Applausus (Haydn)

J. B. Grundmann: Haydn in Fürst Esterházyscher Uniform (1768)

Der Applausus von Joseph Haydn (Hob. XXIVa: 6) aus dem Jahr 1768 ist eine allegorische Kantate für fünf Solisten, Chor und Orchester. Sie wurde von den Patres des Zisterzienserstifts Zwettl zum 50-jährigen Profess-Jubiläum ihres Abtes Rainer I. Kollmann beim Komponisten bestellt und am 17. April des Jahres uraufgeführt. Ebenfalls als Geschenk zu diesem Anlass erwarben die Gratulanten den umfangreichen Zwettler Tafelaufsatz in der kaiserlichen Porzellanmanufaktur von Wien, der sich heute im Museum für Angewandte Kunst Wien befindet. Weiters gaben sie ein repräsentatives Porträt des Abtes bei Josef Hauzinger in Auftrag.

Anlass, Werktradition

Seit der Mitte des 17. Jahrhunderts wurden hohe Würdenträger des Habsburger Reichs zu feierlichen Anlässen, Jubiläen oder Jahrestagen mit Huldigungskompositionen bedacht, die Trionfi, Cantata Allegorica oder auch Applausus hießen.[1] Ihr Umfang war bedeutend und konnte sich mit den gleichzeitigen Opera seriae messen. Anstatt in verschiedene Akte gliederte sich ein solches Werk zumeist in mehrere Teile, hatte ebenfalls mehrere (allegorische) Protagonisten, sowie Chor und Orchester, die in Rezitativ und Arien, teilweise auch im Duett oder Quartett das Lob des Jubilars oder der Jubilarin sangen. Anders als der Prologue der französischen Tragédie lyrique oder die Licenza in der höfischen Oper, war ein Applausus ein Werk sui generis, das eigenständig bestehen konnte, wenn auch nur zu diesem einen Anlass. Der Aufwand dafür war trotz seines repräsentativen Charakters immer noch geringer als bei einer theatralen Opernaufführung, für die eigene Bühnenarchitekten engagiert werden mussten, und deren Ausstattung, Kostüme und Sänger enorme Summen verschlangen, weshalb diese Tradition in den Stiften und Klöstern wohl auch länger in Verwendung bleiben konnte.

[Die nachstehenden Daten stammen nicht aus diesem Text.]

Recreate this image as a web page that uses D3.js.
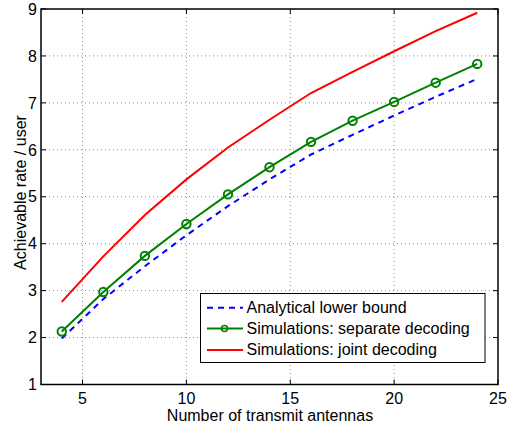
<!DOCTYPE html>
<html>
<head>
<meta charset="utf-8">
<script src="https://cdn.jsdelivr.net/npm/d3@7"></script>
<style>
	body { margin: 0; background: #ffffff; }
	svg { display: block; font-family: "Liberation Sans", Arial, sans-serif; }
	.grid line { stroke: #8c8c8c; stroke-width: 1; stroke-dasharray: 1,3; }
	.tick-label { font-size: 16px; fill: #000; }
</style>
</head>
<body>
<svg id="chart" width="508" height="427"></svg>
<script>
// number of transmit antennas
var antennas = [4, 6, 8, 10, 12, 14, 16, 18, 20, 22, 24];

// achievable rate per user
var lowerBound = [1.98, 2.82, 3.52, 4.18, 4.80, 5.37, 5.90, 6.32, 6.73, 7.13, 7.51];
var separateDecoding = [2.13, 2.97, 3.74, 4.42, 5.05, 5.63, 6.17, 6.62, 7.02, 7.43, 7.83];
var jointDecoding = [2.76, 3.73, 4.61, 5.37, 6.05, 6.64, 7.21, 7.66, 8.10, 8.53, 8.92];

var xTicks = [5, 10, 15, 20, 25];
var yTicks = [1, 2, 3, 4, 5, 6, 7, 8, 9];

var seriesNames = ["Analytical lower bound", "Simulations: separate decoding", "Simulations: joint decoding"];

(function()
{
	var svg = d3.select("#chart");

	var left = 41, right = 498, top = 9, bottom = 384.5;

	var x = d3.scaleLinear().domain([3, 25]).range([left, right]);
	var y = d3.scaleLinear().domain([1, 9]).range([bottom, top]);

	// dotted grid
	var grid = svg.append("g").classed("grid", true);
	grid.selectAll("line.gx").data(xTicks.filter(function(d)
	{
		return x(d) < right - 1;
	})).enter().append("line") //
	.attr("x1", function(d) { return x(d); }) //
	.attr("x2", function(d) { return x(d); }) //
	.attr("y1", top).attr("y2", bottom);

	grid.selectAll("line.gy").data(yTicks.filter(function(d)
	{
		return y(d) > top + 1 && y(d) < bottom - 1;
	})).enter().append("line") //
	.attr("y1", function(d) { return y(d); }) //
	.attr("y2", function(d) { return y(d); }) //
	.attr("x1", left).attr("x2", right);

	// lines
	var line = function(values)
	{
		return d3.line()
			.x(function(d, i) { return x(antennas[i]); })
			.y(function(d) { return y(d); })(values);
	};

	svg.append("path").attr("d", line(lowerBound)) //
	.attr("fill", "none").attr("stroke", "#0000ff").attr("stroke-width", 2) //
	.attr("stroke-dasharray", "6,5");

	svg.append("path").attr("d", line(jointDecoding)) //
	.attr("fill", "none").attr("stroke", "#ff0000").attr("stroke-width", 2);

	svg.append("path").attr("d", line(separateDecoding)) //
	.attr("fill", "none").attr("stroke", "#008000").attr("stroke-width", 2);

	svg.selectAll("circle.marker").data(separateDecoding).enter().append("circle") //
	.classed("marker", true) //
	.attr("cx", function(d, i) { return x(antennas[i]); }) //
	.attr("cy", function(d) { return y(d); }) //
	.attr("r", 4.2) //
	.attr("fill", "none").attr("stroke", "#008000").attr("stroke-width", 2);

	// axes box with inner ticks on all sides
	var axes = svg.append("g");
	axes.append("rect").attr("x", left).attr("y", top) //
	.attr("width", right - left).attr("height", bottom - top) //
	.attr("fill", "none").attr("stroke", "#000").attr("stroke-width", 1.5);

	var tl = 5;
	xTicks.forEach(function(t)
	{
		axes.append("line").attr("x1", x(t)).attr("x2", x(t)).attr("y1", bottom).attr("y2", bottom - tl).attr("stroke", "#000");
		axes.append("line").attr("x1", x(t)).attr("x2", x(t)).attr("y1", top).attr("y2", top + tl).attr("stroke", "#000");
		axes.append("text").classed("tick-label", true) //
		.attr("x", x(t)).attr("y", 403.5) //
		.attr("text-anchor", "middle").text(t);
	});
	yTicks.forEach(function(t)
	{
		axes.append("line").attr("x1", left).attr("x2", left + tl).attr("y1", y(t)).attr("y2", y(t)).attr("stroke", "#000");
		axes.append("line").attr("x1", right).attr("x2", right - tl).attr("y1", y(t)).attr("y2", y(t)).attr("stroke", "#000");
		axes.append("text").classed("tick-label", true) //
		.attr("x", 37).attr("y", y(t) + 5.7) //
		.attr("text-anchor", "end").text(t);
	});

	// axis titles
	svg.append("text").attr("x", 270).attr("y", 420.5) //
	.attr("text-anchor", "middle").attr("font-size", 16).text("Number of transmit antennas");

	svg.append("text").attr("transform", "translate(26,192.5) rotate(-90)") //
	.attr("text-anchor", "middle").attr("font-size", 16).text("Achievable rate / user");

	// legend
	var lg = svg.append("g");
	lg.append("rect").attr("x", 200.5).attr("y", 293.5).attr("width", 284.5).attr("height", 69) //
	.attr("fill", "#fff").attr("stroke", "#000").attr("stroke-width", 1);

	var rows = [307.7, 328.5, 350];
	var styles = [
		{ color: "#0000ff", dash: "6,5", marker: false },
		{ color: "#008000", dash: null, marker: true },
		{ color: "#ff0000", dash: null, marker: false }
	];
	seriesNames.forEach(function(name, i)
	{
		var s = styles[i];
		lg.append("line").attr("x1", 207).attr("x2", 243).attr("y1", rows[i]).attr("y2", rows[i]) //
		.attr("stroke", s.color).attr("stroke-width", 2).attr("stroke-dasharray", s.dash);
		if (s.marker)
		{
			lg.append("circle").attr("cx", 224.5).attr("cy", rows[i]).attr("r", 3) //
			.attr("fill", "none").attr("stroke", s.color).attr("stroke-width", 1.5);
		}
		lg.append("text").attr("x", 246.5).attr("y", rows[i] + 5.3) //
		.attr("font-size", 16).text(name);
	});
})();
</script>
</body>
</html>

Der Applausus, für dessen Vertonung man Joseph Haydn ausgewählt hatte, sollte zur Feier des 50-jährigen Profess-Jubiläums von Rainer Kollmann am 17. April 1768 vorgetragen werden. Von den über 600 Gulden, welche die Gratulanten für ein Geschenk gesammelt hatten, erhielt der Komponist 100 fl, was einem Viertel seines damaligen Jahresgehalts beim Fürsten Esterhazý entsprach.[2]

Libretto

Das Libretto wurde häufig vom „Hauspoeten“ eines Stiftes, in diesem Fall vom Prior P. Placidus Assem (insignis et indefessus scriptor) verfasst,[3] der den Abt vor Ort vertrat, wenn sich Rainer Kollmann im Zwettler Hof von Wien oder auf Reisen befand. Es haben sich von P. Placidus zahlreiche Werke in zwei handschriftlichen Bänden, Analecta Rhetorica, in der Stiftsbibliothek erhalten, darunter auch der Applausus „Jubilaeum Virtutis Palatium“, den Haydn vertonte.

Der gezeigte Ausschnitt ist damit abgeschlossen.